I could tell you that human kindness knows no limits. That people want to take care of you and will go out of their way when they see you on the side of the road to drive to a grocery store and backtrack to give you snacks and water. That people will welcome you into their homes and make you incredible meals and let you sleep in their beds and will be so enthralled by your story and what you’re doing that sometimes as you’re talking, you will be, too.

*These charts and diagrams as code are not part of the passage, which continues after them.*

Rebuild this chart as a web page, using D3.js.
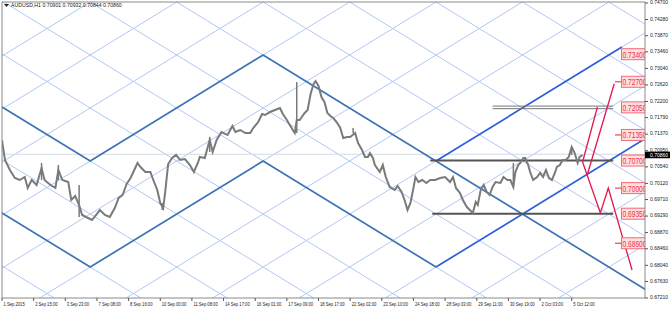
<!DOCTYPE html>
<html>
<head>
<meta charset="utf-8">
<script src="https://cdn.jsdelivr.net/npm/d3@7/dist/d3.min.js"></script>
<style>
body { margin: 0; background: #fff; }
svg { display: block; font-family: "Liberation Sans", "DejaVu Sans", sans-serif; }
</style>
</head>
<body>
<script>
// hourly bar index of each traced point and the price there
var priceBars = [0,3,8,13,18,23,26,30,35,40,43,49,54,57,61,67,70,74,78,81,87,91,95,99,104,109,114,118,122,126,130,137,140,145,150,153,157,160,163,165,168,172,176,180,185,190,194,198,200,205,210,213,217,222,228,233,236,241,246,251,254,259,263,266,271,276,281,284,288,291,294,296,298,301,306,309,312,315,317,320,323,326,329,332,335,339,342,345,349,352,357,360,364,367,370,372,375,377,382,385,388,392,397,400,404,407,410,413,416,418,421,425,429,433,438,443,448,453,456,459,463,466,470,473,476,479,481,484,487,490,493,496,499,504,507,511,514,517,519,522,524,527,529,532,534,537,541,544,547,550,553,556,559,561,564,567,570,573,576,579,582,584,587];
var priceValues = [0.71221,0.70714,0.70460,0.70257,0.70206,0.70282,0.70003,0.70206,0.70079,0.70511,0.70206,0.70079,0.70003,0.70460,0.70206,0.70155,0.69698,0.69800,0.69571,0.69317,0.69241,0.69190,0.69317,0.69444,0.69317,0.69266,0.69495,0.69749,0.69825,0.70104,0.70257,0.70638,0.70536,0.70409,0.70409,0.70206,0.69952,0.69622,0.69495,0.69901,0.70612,0.70764,0.70841,0.70714,0.70739,0.70587,0.70409,0.70638,0.70790,0.70764,0.71221,0.70917,0.71221,0.71424,0.71348,0.71577,0.71424,0.71475,0.71399,0.71399,0.71526,0.71678,0.71881,0.71856,0.71932,0.71983,0.72034,0.71881,0.71729,0.71602,0.71475,0.71399,0.71729,0.71729,0.71907,0.71983,0.72389,0.72643,0.72719,0.72593,0.72313,0.72186,0.71907,0.71831,0.71780,0.71653,0.71526,0.71272,0.71298,0.71298,0.71399,0.71145,0.70968,0.70790,0.70790,0.70891,0.70764,0.70587,0.70409,0.70587,0.70282,0.70028,0.69952,0.70054,0.69901,0.69698,0.69444,0.69622,0.70003,0.70282,0.70155,0.70206,0.70130,0.70206,0.70206,0.70257,0.70282,0.70155,0.70282,0.70003,0.69876,0.69698,0.69520,0.69444,0.69368,0.69647,0.69571,0.69952,0.70079,0.69901,0.69825,0.70028,0.70155,0.70130,0.70282,0.70206,0.70206,0.70028,0.70409,0.70587,0.70638,0.70764,0.70764,0.70587,0.70409,0.70206,0.70282,0.70384,0.70282,0.70460,0.70257,0.70206,0.70384,0.70536,0.70587,0.70714,0.70714,0.70790,0.71044,0.70891,0.70638,0.70790,0.70841];
// [bar, high, low] for the long single-bar wicks
var spikes = [[40,0.70638,0.70206],[57,0.70587,0.70206],[78,0.70079,0.69266],[162,0.69622,0.69444],[210,0.71298,0.70917],[298,0.72694,0.71399],[355,0.71526,0.71399],[517,0.70638,0.70028],[576,0.71044,0.70841]];

var timeLabels = ["1 Sep 2015","2 Sep 15:00","3 Sep 23:00","7 Sep 08:00","8 Sep 16:00","10 Sep 00:00","11 Sep 08:00","14 Sep 17:00","16 Sep 01:00","17 Sep 09:00","18 Sep 17:00","22 Sep 02:00","23 Sep 10:00","24 Sep 18:00","28 Sep 03:00","29 Sep 11:00","30 Sep 19:00","2 Oct 03:00","5 Oct 12:00"];
var barsPerLabel = 32;
var priceTicks = [0.74700,0.74280,0.73870,0.73460,0.73040,0.72620,0.72200,0.71790,0.71370,0.70950,0.70540,0.70120,0.69710,0.69290,0.68870,0.68460,0.68040,0.67630,0.67210];
var lastPrice = 0.70860;
var titleText = "AUDUSD,H1  0.70901 0.70932 0.70844 0.70860";

// gann grid: crossing node, half step in bars and price
var gannAnchor = [264, 0.7338];
var gannHalf = [43.7, 0.00673];
// thick grid segments as node lists [a, b] (a: half steps in time, b: half steps down in price)
var steelPaths = [[[-6.2,1.8],[-4,4],[0,0],[9.5,9.5]], [[-6.2,5.8],[-4,8],[0,4],[4,8]]];
var bluePaths = [[[4,8],[9.5,2.5]], [[4,4],[8.3,-0.3]]];

// horizontal levels [price, fromBar, toBar]
var blackLevels = [[0.70700,433,618],[0.69350,435,618]];
var doubleLevel = [0.72050,496,618];
// red scenarios [bar, price]
var redPaths = [
  [[587,0.70663],[605,0.69368],[613,0.70003],[637,0.67921]],
  [[587,0.70663],[602,0.72059]],
  [[592,0.70358],[619,0.72650]]
];
var redLevels = [0.73400,0.72700,0.72050,0.71350,0.70700,0.70000,0.69350,0.68600];
var redDashLevels = [0.72700,0.71350,0.70000,0.68600];

var W = 670, H = 309;
var L = 2, R = 645, T = 2, B = 298;

var x = d3.scaleLinear().domain([0, barsPerLabel]).range([2, 33.65]);
var y = d3.scaleLinear().domain([0.67210, 0.74700]).range([298, 3]);

var svg = d3.select("body").append("svg").attr("width", W).attr("height", H);

svg.append("clipPath").attr("id", "plot").append("rect")
  .attr("x", L).attr("y", T).attr("width", R - L).attr("height", B - T);

var g = svg.append("g").attr("clip-path", "url(#plot)");

function node(n) {
  return [gannAnchor[0] + n[0] * gannHalf[0], gannAnchor[1] - n[1] * gannHalf[1]];
}

// light gann lattice
for (var k = -12; k <= 20; k++) {
  var c = [gannAnchor[0] + 2 * k * gannHalf[0], gannAnchor[1]];
  [-1, 1].forEach(function(dir) {
    g.append("line")
      .attr("x1", x(c[0] - 20 * gannHalf[0])).attr("y1", y(c[1] + dir * 20 * gannHalf[1]))
      .attr("x2", x(c[0] + 20 * gannHalf[0])).attr("y2", y(c[1] - dir * 20 * gannHalf[1]))
      .attr("stroke", "#b0c8f4").attr("stroke-width", 1);
  });
}

// bid line
g.append("line").attr("x1", L).attr("x2", R).attr("y1", y(lastPrice)).attr("y2", y(lastPrice))
  .attr("stroke", "#d4dbe6").attr("stroke-width", 1);

var nodeLine = d3.line().x(function(d) { return x(node(d)[0]); }).y(function(d) { return y(node(d)[1]); });
steelPaths.forEach(function(p) {
  g.append("path").attr("d", nodeLine(p)).attr("fill", "none").attr("stroke", "#3e74b4").attr("stroke-width", 1.7);
});
bluePaths.forEach(function(p) {
  g.append("path").attr("d", nodeLine(p)).attr("fill", "none").attr("stroke", "#2f60dc").attr("stroke-width", 1.7);
});

// horizontal levels
blackLevels.forEach(function(l) {
  g.append("line").attr("x1", x(l[1])).attr("x2", x(l[2])).attr("y1", y(l[0])).attr("y2", y(l[0]))
    .attr("stroke", "#555").attr("stroke-width", 2);
});
[-1.3, 1.3].forEach(function(o) {
  g.append("line").attr("x1", x(doubleLevel[1])).attr("x2", x(doubleLevel[2]))
    .attr("y1", y(doubleLevel[0]) + o).attr("y2", y(doubleLevel[0]) + o)
    .attr("stroke", "#777").attr("stroke-width", 1);
});

// price
var priceLine = d3.line().x(function(d) { return x(d[0]); }).y(function(d) { return y(d[1]); });
var pts = priceBars.map(function(b, i) { return [b, priceValues[i]]; });
g.append("path").attr("d", priceLine(pts)).attr("fill", "none")
  .attr("stroke", "#7a7a7a").attr("stroke-width", 2).attr("stroke-linejoin", "miter");
spikes.forEach(function(s) {
  g.append("line").attr("x1", x(s[0])).attr("x2", x(s[0])).attr("y1", y(s[1])).attr("y2", y(s[2]))
    .attr("stroke", "#7a7a7a").attr("stroke-width", 1.5);
});

// red scenarios
redPaths.forEach(function(p) {
  g.append("path").attr("d", priceLine(p)).attr("fill", "none").attr("stroke", "#e3174b").attr("stroke-width", 1.3);
});
redDashLevels.forEach(function(v) {
  g.append("line").attr("x1", 615).attr("x2", 621).attr("y1", y(v)).attr("y2", y(v))
    .attr("stroke", "#f04060").attr("stroke-width", 1.2);
});
redLevels.forEach(function(v) {
  g.append("rect").attr("x", 621.5).attr("y", y(v) - 5.5).attr("width", 30).attr("height", 11)
    .attr("fill", "#ffdede").attr("stroke", "#f26a7a").attr("stroke-width", 1);
  g.append("text").attr("transform", "translate(622.5," + (y(v) + 3.4) + ") scale(0.7,1)")
    .attr("font-size", 9.5).attr("fill", "#ee2e46").text(v.toFixed(5));
});

// frame
svg.append("rect").attr("x", L).attr("y", T).attr("width", R - L).attr("height", B - T)
  .attr("fill", "none").attr("stroke", "#8a8a8a").attr("stroke-width", 1);

// price axis
priceTicks.forEach(function(v) {
  svg.append("line").attr("x1", R).attr("x2", R + 3).attr("y1", y(v)).attr("y2", y(v)).attr("stroke", "#555");
  svg.append("text").attr("x", R + 5).attr("y", y(v) + 1.2).attr("font-size", 5).attr("fill", "#222").text(v.toFixed(5));
});
svg.append("rect").attr("x", R).attr("y", y(lastPrice) - 2.6).attr("width", W - R).attr("height", 6.6).attr("fill", "#000");
svg.append("text").attr("x", R + 5).attr("y", y(lastPrice) + 2.6).attr("font-size", 5).attr("fill", "#fff").text(lastPrice.toFixed(5));

// time axis
timeLabels.forEach(function(t, i) {
  var xp = x(i * barsPerLabel);
  svg.append("line").attr("x1", xp).attr("x2", xp).attr("y1", B).attr("y2", B + 3).attr("stroke", "#555");
  svg.append("text").attr("transform", "translate(" + (xp + 1.5) + "," + (B + 7.5) + ") scale(0.8,1)")
    .attr("font-size", 5.2).attr("fill", "#222").text(t);
});

// title
svg.append("path").attr("d", "M4,4 L9,4 L6.5,7 Z").attr("fill", "#222");
svg.append("text").attr("x", 11).attr("y", 7.2).attr("font-size", 5.2).attr("fill", "#222").text(titleText);
</script>
</body>
</html>
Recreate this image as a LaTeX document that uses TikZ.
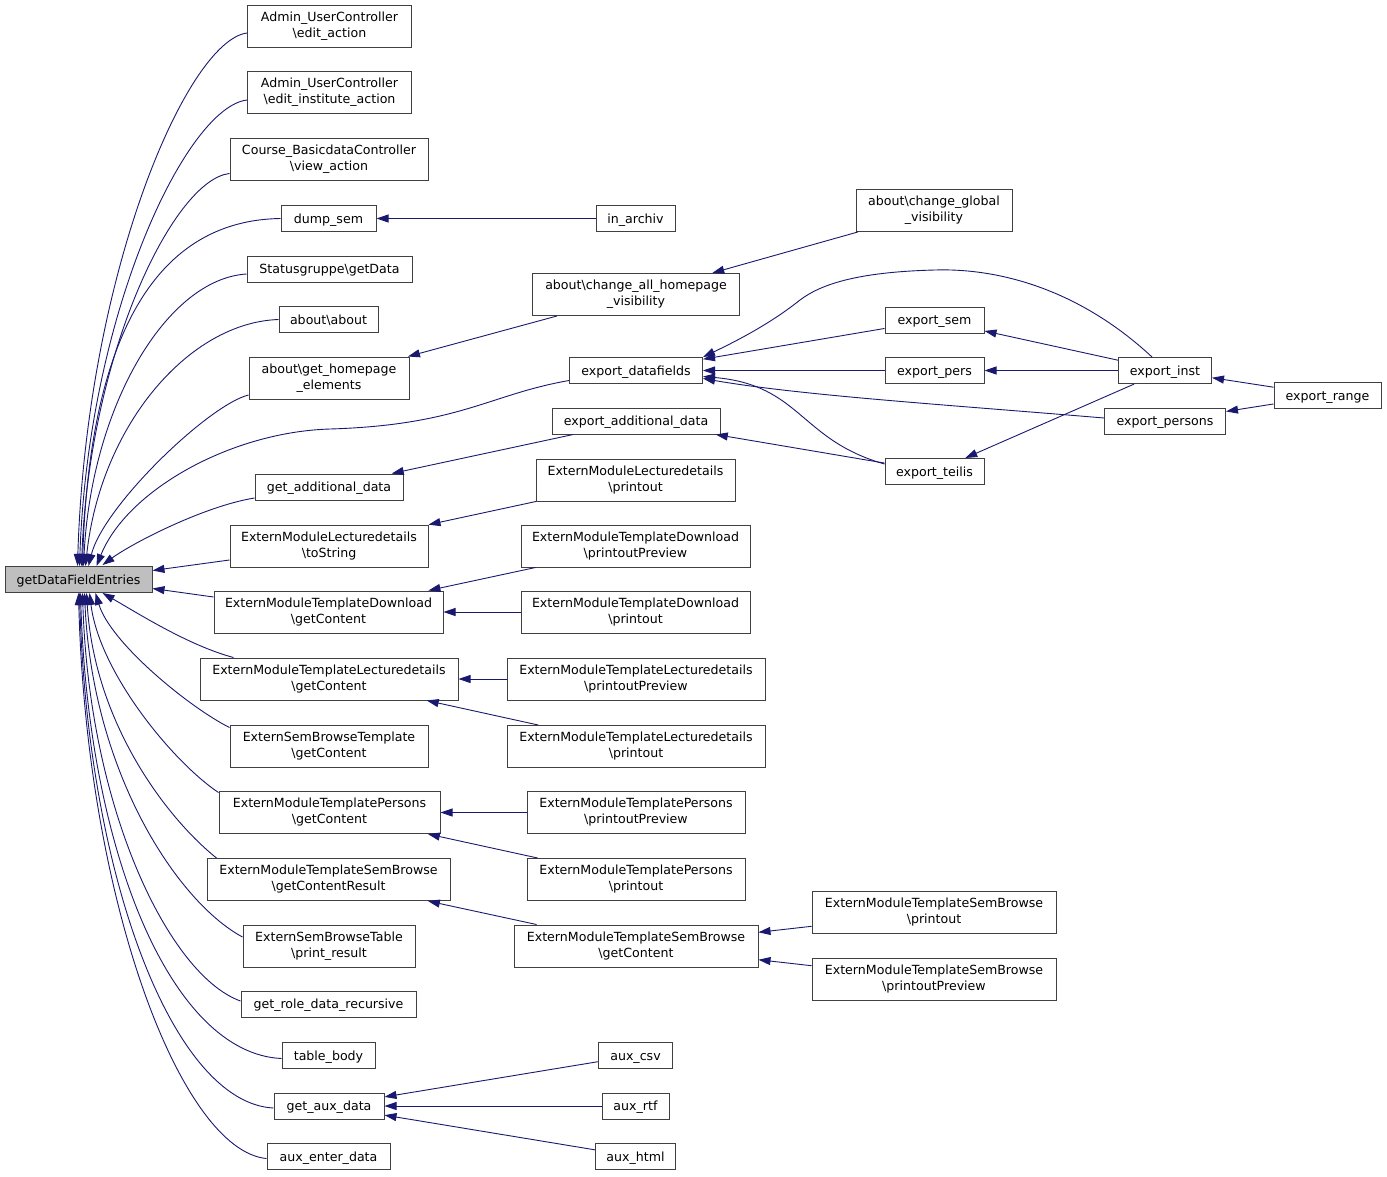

I can tell you that you might make a new family along the way, gathering people of all ages going in all different directions. At night over a dinner of assorted backpacker meals, you will laugh for hours about all the crazy stuff that’s happened because you’re delirious from the day’s ride and because it feels so good to be with people. But I could also warn you that knowing that community makes you feel its absence so much more when you have to go your separate ways. That sometimes it seems better to stay alone so you don’t have to feel it. Then you look at that bandana he gave you or that peanut butter the couple in the airstream insisted you take after they made you breakfast and dinner and you remember that’s always worth it. Connection is always worth it.
I could tell you all this but this is my story, and yours will be something entirely different. What pushes you up that final stretch, what makes you want to quit, what blows you away about yourself, and what you see will all be so distinct. So divinely and spectacularly yours. And that, my friend, is something I would love to hear about.